There are some genuinely interesting facts and figures in here. Just ask my wife. She suffered through a week of me starting sentences with “did you know that…”. She smiled sweetly throughout, (she’s a trooper like that), but I know it’s annoying when someone keeps bugging you about stuff they’ve just read in their new book. Again, the fact I ended up feeling compelled to share what I was reading then and there goes some way to show just how much this book won me over.

But, to be fair, I had a long way to go. I started convinced that I was going to hate this book. Its wit and its history meant that I didn’t. But not hating it and actively liking it are two quite different things.

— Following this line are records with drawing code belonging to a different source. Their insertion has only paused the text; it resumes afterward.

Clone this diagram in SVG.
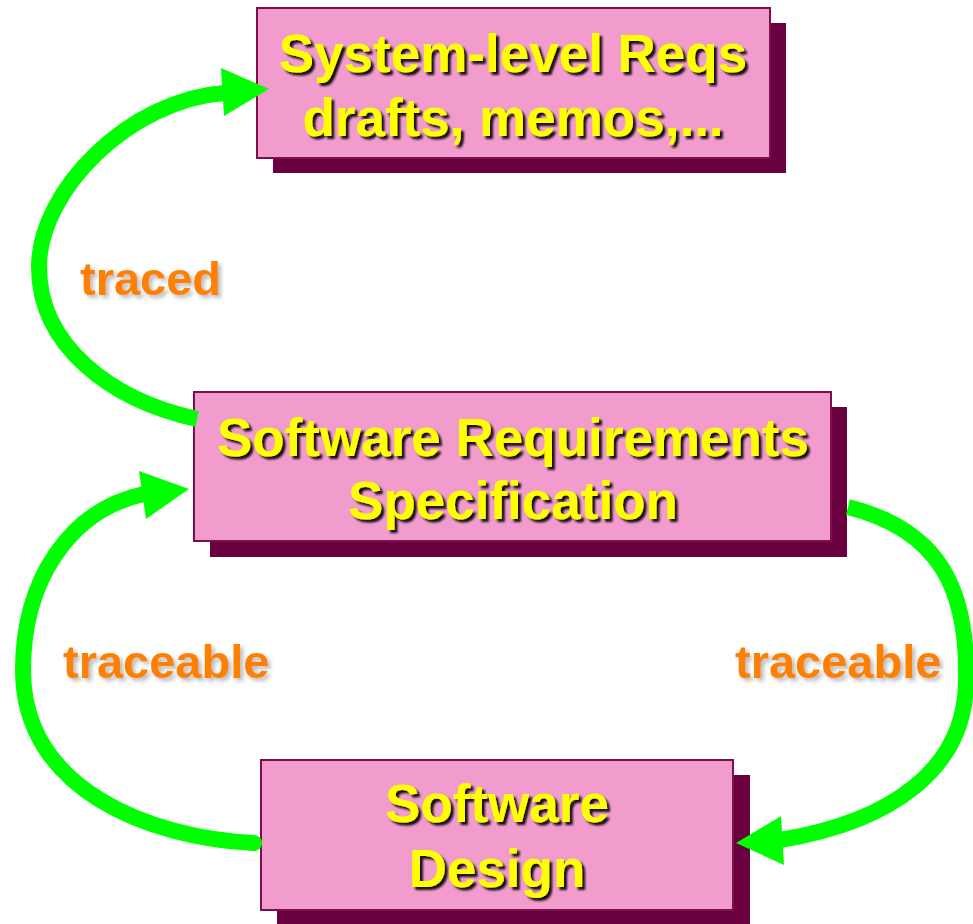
<svg xmlns="http://www.w3.org/2000/svg" width="973" height="924" viewBox="0 0 973 924">
  <defs>
    <filter id="boxTextShadow" x="-10%" y="-20%" width="120%" height="150%">
      <feDropShadow dx="3" dy="3" stdDeviation="0.8" flood-color="#000000" flood-opacity="0.9"/>
    </filter>
    <filter id="labelShadow" x="-10%" y="-20%" width="130%" height="160%">
      <feDropShadow dx="3" dy="3" stdDeviation="2" flood-color="#8a8a8a" flood-opacity="0.6"/>
    </filter>
    <style>
      .shadow { fill: #6b0040; }
      .box { fill: #f29cce; stroke: #7d0f4f; stroke-width: 2; }
      .boxText { font-family: "Liberation Sans", Arial, sans-serif; font-weight: bold; font-size: 53px; fill: #ffff00; text-anchor: middle; filter: url(#boxTextShadow); }
      .label { font-family: "Liberation Sans", Arial, sans-serif; font-weight: bold; font-size: 47px; fill: #ff8000; filter: url(#labelShadow); }
      .link { fill: none; stroke: #00ff00; stroke-width: 16; }
      .head { fill: #00ff00; }
    </style>
  </defs>

  <rect width="973" height="924" fill="#ffffff"/>

  <!-- nodes -->
  <g id="system-reqs">
    <rect class="shadow" x="273" y="23" width="513" height="150"/>
    <rect class="box" x="257" y="8" width="513" height="150"/>
    <text class="boxText" x="513" y="72">System-level Reqs</text>
    <text class="boxText" x="513" y="136">drafts, memos,...</text>
  </g>

  <g id="srs">
    <rect class="shadow" x="210" y="407" width="637" height="150"/>
    <rect class="box" x="194" y="392" width="637" height="149"/>
    <text class="boxText" x="513" y="456">Software Requirements</text>
    <text class="boxText" x="513" y="519">Specification</text>
  </g>

  <g id="software-design">
    <rect class="shadow" x="277" y="775" width="473" height="150"/>
    <rect class="box" x="261" y="760" width="472" height="150"/>
    <text class="boxText" x="497" y="822">Software</text>
    <text class="boxText" x="497" y="887">Design</text>
  </g>

  <!-- connectors -->
  <g id="connectors">
    <!-- SRS traced back to system-level requirements -->
    <path class="link" d="M 197,419 C 110,400 39,345 39,267 C 39,190 130,100 224,93"/>
    <polygon class="head" points="269,89 221,68 224,116"/>
    <!-- design traceable to SRS -->
    <path class="link" stroke-linecap="round" d="M 254,843 C 150,838 23,790 23,670 C 23,580 70,510 144,494"/>
    <polygon class="head" points="189,489 139,471 146,519"/>
    <!-- SRS traceable to design -->
    <path class="link" d="M 848,507 C 940,530 968,590 966,680 C 966,770 890,822 780,840"/>
    <polygon class="head" points="736,843 781,816 784,865"/>
  </g>

  <!-- labels -->
  <g id="labels">
    <text class="label" x="80" y="295">traced</text>
    <text class="label" x="63" y="678">traceable</text>
    <text class="label" x="735" y="678">traceable</text>
  </g>
</svg>
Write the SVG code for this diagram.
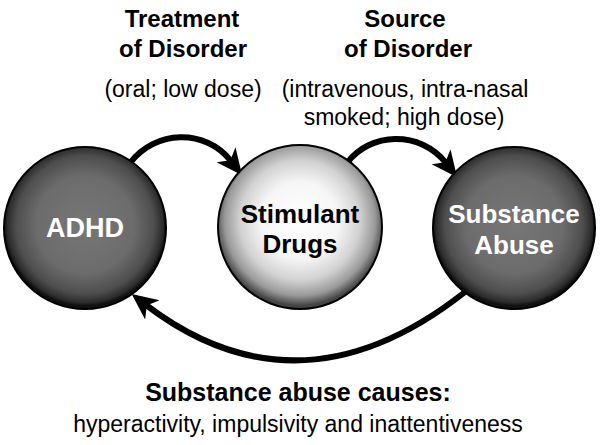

The wit can only take you so far. It took me to about two hundred pages before it started to wear thin. If he’d stopped the book there, I probably would have scored this pretty darn high. But he didn’t - Viner went on for another 100 or so pages. And (I’m sad to say) it just got a bit sameish after that. I’m not sure if the best anecdotes are packed in at the start of the book, or if I just got a bit bored. Either way, the book rather peaked and then declined fast.

And there were one or two aspects that I didn’t really notice at the start of the book, but that started to bug me by the end. One was the unfeasible amount of holidays Viner seems to take. I know this is a man who, through his job, has the opportunity to travel a fair amount, but he seems to pack in a dozen breaks a year to various destinations. True, they’re not all far flung and exotic, but they are numerous. By the end, all I could feel was slight depression that I don’t get away anywhere near the same amount.

The other slight annoying aspect was the sheer number of “close friends” Viner references. Every page details the story of another set of “close friends” and their experiences, more often than not whilst on holiday with Viner and/or his own family. The cumulative impression is of a man who spends all of his time on eventful holidays with hundreds of his closest friends. And that isn’t a man I can really identify with, which is important when it’s his voice you’re listening to throughout the book.

So, to the score. How does a…

6 GBR

…grab you?

A rollercoaster of emotions for the week. Hating it one second, loving it the next, then bottoming out at something just above indifference.